Since then, Type 2 polioviruses have been declared eradicated. Type 3 viruses haven’t been spotted in more than three years and are also thought to be gone.

The eradication toolbox contained — then and now — only two tools: an injectable vaccine, which is made with killed viruses, and the oral vaccine, developed by Albert Sabin.

Each has strengths and weaknesses. The injectable vaccine, which is used in the United States and most affluent countries, is safer; it does not paralyze. But it is more expensive and because it is injected, it must be administered by a health professional. The oral vaccine costs pennies a dose, and anyone with a few minutes of training can squeeze the drops into a child’s open mouth.

Children who get the oral vaccine excrete those live-but-weakened vaccine viruses for a time when they have bowel movements. In places where sanitation is rudimentary, that initially was beneficial. Vaccinate some kids in a community and others will eventually also be protected as the vaccine viruses spread.

But as vaccine viruses move from one child’s gut to the next, they evolve and can regain the ability to paralyze. When polio was crippling hundreds of thousands of children a year, the oral vaccine’s advantages far exceeded its negatives. But as the polio math has shifted, so too have the scales on which the vaccine’s risks and benefits are weighed.

Last year there were 74 children in the world paralyzed by polio. But 37 children were paralyzed by vaccine-derived polioviruses.

Over 90 percent of those cases in recent years have been caused by the Type 2 component of the oral vaccine.
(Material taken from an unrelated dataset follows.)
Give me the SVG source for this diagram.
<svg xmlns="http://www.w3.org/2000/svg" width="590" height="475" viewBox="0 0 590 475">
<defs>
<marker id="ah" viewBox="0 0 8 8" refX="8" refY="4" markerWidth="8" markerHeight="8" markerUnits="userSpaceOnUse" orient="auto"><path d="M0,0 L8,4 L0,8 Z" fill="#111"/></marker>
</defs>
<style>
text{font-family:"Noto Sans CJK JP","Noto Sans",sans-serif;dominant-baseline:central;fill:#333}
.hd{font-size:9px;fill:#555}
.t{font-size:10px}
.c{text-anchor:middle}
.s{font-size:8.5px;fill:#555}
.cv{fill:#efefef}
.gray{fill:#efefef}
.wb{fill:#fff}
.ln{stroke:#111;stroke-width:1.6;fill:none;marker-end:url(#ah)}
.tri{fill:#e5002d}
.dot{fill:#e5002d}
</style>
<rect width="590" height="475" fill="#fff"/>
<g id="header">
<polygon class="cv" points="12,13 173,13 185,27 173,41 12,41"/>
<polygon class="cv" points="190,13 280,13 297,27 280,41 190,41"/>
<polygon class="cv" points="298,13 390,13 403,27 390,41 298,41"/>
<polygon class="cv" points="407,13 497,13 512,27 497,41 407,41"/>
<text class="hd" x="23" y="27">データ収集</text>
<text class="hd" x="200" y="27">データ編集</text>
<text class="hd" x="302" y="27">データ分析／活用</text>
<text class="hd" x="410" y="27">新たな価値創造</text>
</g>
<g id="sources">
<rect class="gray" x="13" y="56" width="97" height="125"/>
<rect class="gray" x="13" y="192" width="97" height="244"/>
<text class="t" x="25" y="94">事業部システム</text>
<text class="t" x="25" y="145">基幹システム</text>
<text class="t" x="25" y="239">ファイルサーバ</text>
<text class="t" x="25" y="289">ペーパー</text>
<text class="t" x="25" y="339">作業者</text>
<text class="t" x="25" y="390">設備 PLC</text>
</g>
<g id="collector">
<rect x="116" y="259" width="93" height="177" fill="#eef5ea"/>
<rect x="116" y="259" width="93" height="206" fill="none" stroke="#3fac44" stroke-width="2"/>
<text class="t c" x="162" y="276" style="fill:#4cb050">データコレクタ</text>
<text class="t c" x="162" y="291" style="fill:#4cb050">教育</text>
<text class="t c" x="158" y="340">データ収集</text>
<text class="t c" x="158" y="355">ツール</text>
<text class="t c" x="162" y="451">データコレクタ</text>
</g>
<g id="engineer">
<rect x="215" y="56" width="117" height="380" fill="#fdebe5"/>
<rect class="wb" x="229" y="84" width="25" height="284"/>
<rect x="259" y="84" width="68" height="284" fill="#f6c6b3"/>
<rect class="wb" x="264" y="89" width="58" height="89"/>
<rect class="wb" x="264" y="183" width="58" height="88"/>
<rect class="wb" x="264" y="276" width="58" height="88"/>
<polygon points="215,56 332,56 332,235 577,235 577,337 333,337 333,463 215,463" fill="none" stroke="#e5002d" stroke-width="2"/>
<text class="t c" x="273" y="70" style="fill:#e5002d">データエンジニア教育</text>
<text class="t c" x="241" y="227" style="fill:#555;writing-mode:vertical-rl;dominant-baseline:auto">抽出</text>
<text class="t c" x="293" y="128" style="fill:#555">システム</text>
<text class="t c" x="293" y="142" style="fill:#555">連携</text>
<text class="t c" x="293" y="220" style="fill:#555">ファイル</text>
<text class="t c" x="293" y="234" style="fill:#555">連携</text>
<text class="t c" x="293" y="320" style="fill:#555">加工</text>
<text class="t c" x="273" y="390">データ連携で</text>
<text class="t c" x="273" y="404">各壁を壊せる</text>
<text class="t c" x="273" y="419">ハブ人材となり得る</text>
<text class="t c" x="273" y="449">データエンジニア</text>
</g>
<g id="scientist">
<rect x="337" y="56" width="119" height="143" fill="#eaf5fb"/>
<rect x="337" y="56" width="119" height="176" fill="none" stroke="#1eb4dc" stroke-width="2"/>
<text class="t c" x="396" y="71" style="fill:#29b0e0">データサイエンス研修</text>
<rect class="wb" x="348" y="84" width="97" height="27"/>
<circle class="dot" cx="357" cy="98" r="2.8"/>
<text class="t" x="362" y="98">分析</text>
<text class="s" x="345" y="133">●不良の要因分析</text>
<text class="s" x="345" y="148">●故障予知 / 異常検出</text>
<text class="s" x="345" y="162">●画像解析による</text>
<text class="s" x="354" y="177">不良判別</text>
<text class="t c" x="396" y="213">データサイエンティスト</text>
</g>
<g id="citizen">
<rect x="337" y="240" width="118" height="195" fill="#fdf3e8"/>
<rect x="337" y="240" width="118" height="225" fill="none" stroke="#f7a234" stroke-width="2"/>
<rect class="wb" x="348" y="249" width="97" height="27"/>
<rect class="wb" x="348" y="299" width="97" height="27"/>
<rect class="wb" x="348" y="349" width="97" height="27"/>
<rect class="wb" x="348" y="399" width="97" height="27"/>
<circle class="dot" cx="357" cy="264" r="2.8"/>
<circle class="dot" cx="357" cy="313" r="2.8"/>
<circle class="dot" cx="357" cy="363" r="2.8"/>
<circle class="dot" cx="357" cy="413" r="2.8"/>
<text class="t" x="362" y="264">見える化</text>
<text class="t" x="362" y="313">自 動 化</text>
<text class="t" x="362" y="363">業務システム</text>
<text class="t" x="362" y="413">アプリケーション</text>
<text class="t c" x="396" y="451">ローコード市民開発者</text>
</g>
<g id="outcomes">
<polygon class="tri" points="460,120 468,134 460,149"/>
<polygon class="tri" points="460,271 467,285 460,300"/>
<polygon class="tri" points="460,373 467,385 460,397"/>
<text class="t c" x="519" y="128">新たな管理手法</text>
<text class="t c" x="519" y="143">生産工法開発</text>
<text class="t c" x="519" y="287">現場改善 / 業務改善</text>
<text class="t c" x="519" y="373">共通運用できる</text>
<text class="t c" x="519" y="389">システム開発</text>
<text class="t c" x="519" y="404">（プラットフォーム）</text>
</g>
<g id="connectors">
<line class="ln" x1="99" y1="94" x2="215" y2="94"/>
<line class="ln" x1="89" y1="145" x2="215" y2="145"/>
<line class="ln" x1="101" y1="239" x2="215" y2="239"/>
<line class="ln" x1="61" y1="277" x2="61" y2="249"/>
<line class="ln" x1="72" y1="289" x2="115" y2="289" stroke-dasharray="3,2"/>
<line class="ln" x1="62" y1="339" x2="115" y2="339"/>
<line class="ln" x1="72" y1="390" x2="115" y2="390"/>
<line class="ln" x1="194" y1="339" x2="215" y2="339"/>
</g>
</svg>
But given that there is no longer any risk from Type 2 polioviruses, that vaccine component is now more of a detriment than a benefit.

Polio eradication campaigners decided that in order to stop Type 2 vaccine virus cases from cropping up, that part of the vaccine had to go.

When the idea for the switch was proposed, experts who advise the WHO recommended a prerequisite for making the change. Before countries that use oral vaccine move to the version without Type 2, they should give all their children at least one dose of the injectable vaccine, to try to minimize the dangers inherent in the process.

That hasn’t happened, admitted Michel Zaffran, director of the WHO’s polio eradication team. Vaccine manufacturers weren’t able to scale up production sufficiently to make enough of the injectable vaccine. At this point, about 30 countries haven’t given children doses of the injectable vaccine; 20 won’t get the needed supplies until some time in 2017. “This is one piece that has not worked as effectively as we would have hoped,” Zaffran said. “Nonetheless the progress has been quite remarkable.”

Orenstein said it would have been “desirable” if all countries had managed to give a round of injectable vaccine. But it was still felt the switch should go ahead.

But an expert committee, which met last week, expressed concern about the potential impact of the vaccine shortfall.

The available injectable vaccine supplies have been directed to countries felt to be at the highest risk of having vaccine virus outbreaks. Those that have been told they’ll have to wait are countries where vaccination rates are known to be high — meaning many children are already protected against the Type 2 vaccine viruses. When vaccine coverage is high, vaccine derived viruses are less likely to circulate.

Over the two weeks of the switch, thousands of program monitors will be checking hospitals, clinics, and other venues where oral polio vaccine is given to ensure any remaining supplies of the old vaccine are removed from the supply chain and rounded up for safe disposal.

In addition to fixing the Type 2 vaccine virus problem, the switch will serve as a dry run for farther down the road, when all oral vaccine use must stop.

“We are very close to eradicating polio. We have never been this close,” said Zaffran. “And we believe that we will be interrupting transmission in 2016.”

That would open the door to a declaration of eradication in 2019, after a three-year monitoring period needed to ensure the virus is actually history.